Юра даже зубами заскрипел от ярости.
- Ух ты! - покачала головой бабушка. - Зубами скрипит, как мой покойный Зиновий! Так ведь твоему деду упрямство нужно было, чтобы объезжать самых страшных жеребцов-неуков в донской степи. И все-таки это упрямство его и погубило. А ты ведь еще дитя!
"Дитя" так взглянуло на бабушку, что она даже откинулась на спинку кресла. Испуганно перекрестилась и поспешно добавила:
- Уберите, ради бога, этот ножище с моих глаз!
Дядя Яша торжественно всунул кинжал в ножны и положил его на высокий шкаф, потом расстегнул свою куртку, словно ему стало жарко. Полтавская тетя Галя (Нинина мама), почти такая же красивая, как и Юрина мама, с горестным выражением лица наклонилась к Юриному уху, обдав запахом духов:
- Ну, извинись! Я прошу тебя. Слышишь? Попроси у мамочки прощения. Иначе выдерут! - с каким-то ожесточением добавила она. - Высечь его надо, как Сидорову козу!
Юра презрительно хмыкнул.
Мама перестала плакать и, закрыв глаза, лежала с мокрой салфеткой на лбу.
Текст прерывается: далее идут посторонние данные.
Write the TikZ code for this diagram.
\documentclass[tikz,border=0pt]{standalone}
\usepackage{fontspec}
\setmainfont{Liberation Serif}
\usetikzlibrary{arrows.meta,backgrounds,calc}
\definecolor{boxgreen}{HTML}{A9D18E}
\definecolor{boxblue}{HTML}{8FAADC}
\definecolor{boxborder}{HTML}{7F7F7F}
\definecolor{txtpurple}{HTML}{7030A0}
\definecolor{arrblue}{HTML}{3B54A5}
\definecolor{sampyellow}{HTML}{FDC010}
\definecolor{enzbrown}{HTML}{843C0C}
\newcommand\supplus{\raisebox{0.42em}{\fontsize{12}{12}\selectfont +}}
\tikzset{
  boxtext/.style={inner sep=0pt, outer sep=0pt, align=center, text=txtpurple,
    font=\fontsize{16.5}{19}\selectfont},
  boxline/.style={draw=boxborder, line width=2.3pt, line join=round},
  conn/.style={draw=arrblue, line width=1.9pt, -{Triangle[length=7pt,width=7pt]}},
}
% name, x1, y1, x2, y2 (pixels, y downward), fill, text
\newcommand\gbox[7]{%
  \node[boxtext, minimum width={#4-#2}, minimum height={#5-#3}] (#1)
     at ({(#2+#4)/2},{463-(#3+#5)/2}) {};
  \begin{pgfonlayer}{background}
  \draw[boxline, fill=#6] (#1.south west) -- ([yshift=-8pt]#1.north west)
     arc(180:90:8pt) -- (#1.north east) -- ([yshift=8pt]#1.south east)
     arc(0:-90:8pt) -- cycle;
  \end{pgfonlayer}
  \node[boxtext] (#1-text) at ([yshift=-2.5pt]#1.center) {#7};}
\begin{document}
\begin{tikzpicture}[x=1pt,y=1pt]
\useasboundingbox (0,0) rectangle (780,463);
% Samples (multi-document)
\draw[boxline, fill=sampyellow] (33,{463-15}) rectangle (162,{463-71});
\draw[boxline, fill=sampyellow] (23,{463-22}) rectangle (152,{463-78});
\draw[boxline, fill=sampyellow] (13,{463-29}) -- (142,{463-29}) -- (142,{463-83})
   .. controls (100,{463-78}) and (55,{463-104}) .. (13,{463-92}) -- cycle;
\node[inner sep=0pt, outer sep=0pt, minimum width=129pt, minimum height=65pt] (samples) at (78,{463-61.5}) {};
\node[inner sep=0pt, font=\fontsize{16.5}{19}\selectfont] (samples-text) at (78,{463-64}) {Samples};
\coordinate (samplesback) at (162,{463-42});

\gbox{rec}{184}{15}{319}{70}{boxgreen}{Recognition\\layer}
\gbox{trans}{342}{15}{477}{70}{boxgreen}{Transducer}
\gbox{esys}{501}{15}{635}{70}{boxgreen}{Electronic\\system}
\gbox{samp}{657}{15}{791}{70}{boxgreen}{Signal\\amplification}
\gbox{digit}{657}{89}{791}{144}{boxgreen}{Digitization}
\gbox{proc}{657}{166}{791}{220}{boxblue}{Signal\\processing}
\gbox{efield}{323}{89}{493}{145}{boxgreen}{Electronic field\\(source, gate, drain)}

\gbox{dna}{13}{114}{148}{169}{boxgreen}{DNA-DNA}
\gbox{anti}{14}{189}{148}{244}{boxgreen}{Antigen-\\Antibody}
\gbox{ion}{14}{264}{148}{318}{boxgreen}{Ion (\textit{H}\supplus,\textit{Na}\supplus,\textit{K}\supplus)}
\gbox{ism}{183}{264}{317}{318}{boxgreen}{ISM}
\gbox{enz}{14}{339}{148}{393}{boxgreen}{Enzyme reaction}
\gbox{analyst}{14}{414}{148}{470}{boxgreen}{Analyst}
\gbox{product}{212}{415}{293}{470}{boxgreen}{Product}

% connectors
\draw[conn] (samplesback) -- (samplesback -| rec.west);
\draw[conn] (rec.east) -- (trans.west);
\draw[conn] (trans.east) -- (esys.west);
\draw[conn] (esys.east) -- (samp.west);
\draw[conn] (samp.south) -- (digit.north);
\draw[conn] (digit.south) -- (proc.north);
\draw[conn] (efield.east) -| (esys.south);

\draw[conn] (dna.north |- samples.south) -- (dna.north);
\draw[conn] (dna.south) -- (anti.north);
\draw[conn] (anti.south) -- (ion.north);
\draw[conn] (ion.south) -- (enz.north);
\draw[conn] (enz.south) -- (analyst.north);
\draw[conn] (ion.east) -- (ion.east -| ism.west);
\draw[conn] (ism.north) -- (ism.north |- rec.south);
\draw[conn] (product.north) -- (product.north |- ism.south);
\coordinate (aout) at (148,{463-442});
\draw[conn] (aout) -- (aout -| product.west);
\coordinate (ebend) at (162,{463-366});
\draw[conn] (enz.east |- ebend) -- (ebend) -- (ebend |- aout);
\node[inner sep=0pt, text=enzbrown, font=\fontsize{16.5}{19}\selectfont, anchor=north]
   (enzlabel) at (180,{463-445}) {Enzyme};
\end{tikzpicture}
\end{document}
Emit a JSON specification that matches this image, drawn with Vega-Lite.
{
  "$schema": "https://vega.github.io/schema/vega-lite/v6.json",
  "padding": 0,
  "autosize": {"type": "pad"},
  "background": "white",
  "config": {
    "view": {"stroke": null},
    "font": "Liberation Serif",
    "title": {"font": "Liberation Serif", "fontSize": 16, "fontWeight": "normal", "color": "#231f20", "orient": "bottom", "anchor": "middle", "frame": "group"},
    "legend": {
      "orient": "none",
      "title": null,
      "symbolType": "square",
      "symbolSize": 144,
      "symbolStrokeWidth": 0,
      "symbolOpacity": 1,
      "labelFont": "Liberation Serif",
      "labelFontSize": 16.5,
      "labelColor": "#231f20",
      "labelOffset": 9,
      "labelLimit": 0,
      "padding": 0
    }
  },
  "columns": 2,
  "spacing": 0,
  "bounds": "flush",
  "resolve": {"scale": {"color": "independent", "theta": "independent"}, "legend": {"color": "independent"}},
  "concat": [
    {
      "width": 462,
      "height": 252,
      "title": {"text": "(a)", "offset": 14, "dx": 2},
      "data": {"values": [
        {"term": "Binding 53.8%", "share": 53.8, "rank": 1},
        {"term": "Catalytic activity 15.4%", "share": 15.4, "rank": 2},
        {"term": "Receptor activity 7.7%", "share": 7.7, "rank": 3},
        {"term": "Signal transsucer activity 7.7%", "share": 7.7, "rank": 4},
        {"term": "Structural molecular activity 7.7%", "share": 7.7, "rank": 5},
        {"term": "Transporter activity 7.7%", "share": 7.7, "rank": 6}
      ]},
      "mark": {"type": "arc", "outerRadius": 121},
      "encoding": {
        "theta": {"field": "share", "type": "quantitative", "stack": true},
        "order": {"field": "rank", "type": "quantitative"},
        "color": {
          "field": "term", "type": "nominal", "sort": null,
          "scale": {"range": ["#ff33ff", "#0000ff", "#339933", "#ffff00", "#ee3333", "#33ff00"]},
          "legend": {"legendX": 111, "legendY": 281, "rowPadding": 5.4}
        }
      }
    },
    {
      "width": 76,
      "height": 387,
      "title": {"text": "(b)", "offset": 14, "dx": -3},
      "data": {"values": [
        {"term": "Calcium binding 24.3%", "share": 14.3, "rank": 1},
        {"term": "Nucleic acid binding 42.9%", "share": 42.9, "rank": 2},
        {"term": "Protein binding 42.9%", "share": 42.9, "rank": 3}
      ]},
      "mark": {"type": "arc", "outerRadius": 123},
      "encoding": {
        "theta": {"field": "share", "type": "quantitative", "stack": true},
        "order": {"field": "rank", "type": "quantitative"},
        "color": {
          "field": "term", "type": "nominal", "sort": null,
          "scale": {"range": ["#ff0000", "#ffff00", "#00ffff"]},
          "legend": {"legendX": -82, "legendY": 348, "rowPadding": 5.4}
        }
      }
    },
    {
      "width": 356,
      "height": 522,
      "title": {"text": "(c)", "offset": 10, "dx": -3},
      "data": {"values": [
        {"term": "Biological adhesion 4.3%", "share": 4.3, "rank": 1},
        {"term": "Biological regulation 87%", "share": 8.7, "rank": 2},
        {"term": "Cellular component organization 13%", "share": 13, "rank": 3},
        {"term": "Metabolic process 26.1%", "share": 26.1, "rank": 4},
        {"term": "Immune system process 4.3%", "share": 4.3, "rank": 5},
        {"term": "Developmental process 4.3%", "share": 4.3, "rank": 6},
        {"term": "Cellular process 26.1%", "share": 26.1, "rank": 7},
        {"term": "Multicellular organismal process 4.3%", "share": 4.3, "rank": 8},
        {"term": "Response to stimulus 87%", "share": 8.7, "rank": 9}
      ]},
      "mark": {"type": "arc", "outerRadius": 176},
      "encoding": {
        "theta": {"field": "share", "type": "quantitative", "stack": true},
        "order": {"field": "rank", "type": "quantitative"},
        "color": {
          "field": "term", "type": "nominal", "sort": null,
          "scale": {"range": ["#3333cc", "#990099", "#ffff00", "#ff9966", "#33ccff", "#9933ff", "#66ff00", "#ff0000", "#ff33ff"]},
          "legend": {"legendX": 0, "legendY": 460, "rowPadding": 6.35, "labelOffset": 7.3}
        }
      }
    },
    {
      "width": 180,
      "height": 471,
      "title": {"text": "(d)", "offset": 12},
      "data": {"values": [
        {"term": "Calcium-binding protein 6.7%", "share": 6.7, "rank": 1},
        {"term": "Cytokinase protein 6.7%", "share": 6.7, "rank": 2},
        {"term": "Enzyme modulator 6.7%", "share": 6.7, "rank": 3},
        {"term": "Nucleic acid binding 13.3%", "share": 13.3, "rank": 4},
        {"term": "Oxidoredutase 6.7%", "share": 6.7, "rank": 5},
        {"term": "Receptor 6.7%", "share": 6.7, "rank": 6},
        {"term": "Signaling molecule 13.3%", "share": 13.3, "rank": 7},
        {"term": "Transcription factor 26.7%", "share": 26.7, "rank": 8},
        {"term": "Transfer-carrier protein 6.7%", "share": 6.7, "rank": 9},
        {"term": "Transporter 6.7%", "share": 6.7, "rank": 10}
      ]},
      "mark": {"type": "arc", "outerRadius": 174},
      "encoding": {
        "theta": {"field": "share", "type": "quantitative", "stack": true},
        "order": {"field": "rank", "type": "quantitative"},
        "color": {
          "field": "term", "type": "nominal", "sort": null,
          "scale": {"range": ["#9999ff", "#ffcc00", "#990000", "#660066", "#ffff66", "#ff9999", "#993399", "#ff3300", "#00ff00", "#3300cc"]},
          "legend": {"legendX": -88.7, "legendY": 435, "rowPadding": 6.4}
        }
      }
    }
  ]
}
Как мертвая! Юре стало не по себе. Он очень жалел маму, но заставить себя просить прощения было не в его силах.
Отец опустился на свой твердый стул-полукресло. Его лицо на первый взгляд казалось тяжеловатым. Большой лоб и выступающие скулы четко обозначали углы прямоугольника. Длинные свисающие усы, как у Тараса Шевченко, придавали ему суровое выражение. Но ямка на подбородке, такая же как у Юры, говорила о мягкости и доброте. Пристальные ясные глаза серьезно смотрели на сына.
Заговорил он спокойно, без гнева и раздражения, так, как всегда говорил с Юрой:
- Ты напрасно боишься. Я никому не разрешу тебя бить.
- Я не боюсь! - буркнул Юра.
- Только люди, слабые духом, боятся отвечать за свои поступки и поэтому стараются отмалчиваться и пыжатся, чтобы казаться иными, чем они есть. И этим сами же ставят себя в смешное, глупое положение. Ты ведь не слабый духом?
- Нет…
- Надо обладать мужеством, - продолжал отец, - чтобы осознать и признать свою вину и ошибки. Если бы упрямство было самым главным достоинством, то наиболее уважаемым считался бы осел. Врут трусы, то есть люди, слабые духом. Молчание не доказательство. Может быть, ты слишком потрясен и еще не в силах говорить? Не надо! Поговорим потом.
- Язык от страха присох! - бросил дядя Яша.
- А кто мне сказал "с богом"? - выкрикнул Юра, с возмущением глядя на дядю Яшу, так грубо обманувшего его доверие.
- Объясни! - предложил отец.
- Кто приложил палец к губам и "тссс"?! Кто посоветовал не кричать громко о военных планах, потому что у Наполеона есть свои тайные агенты даже здесь и они могут подслушать и помешать мне? Я разве знал, что этот русский жандарм не переодетый тайный агент Наполеона? Кто писал письма Кутузову?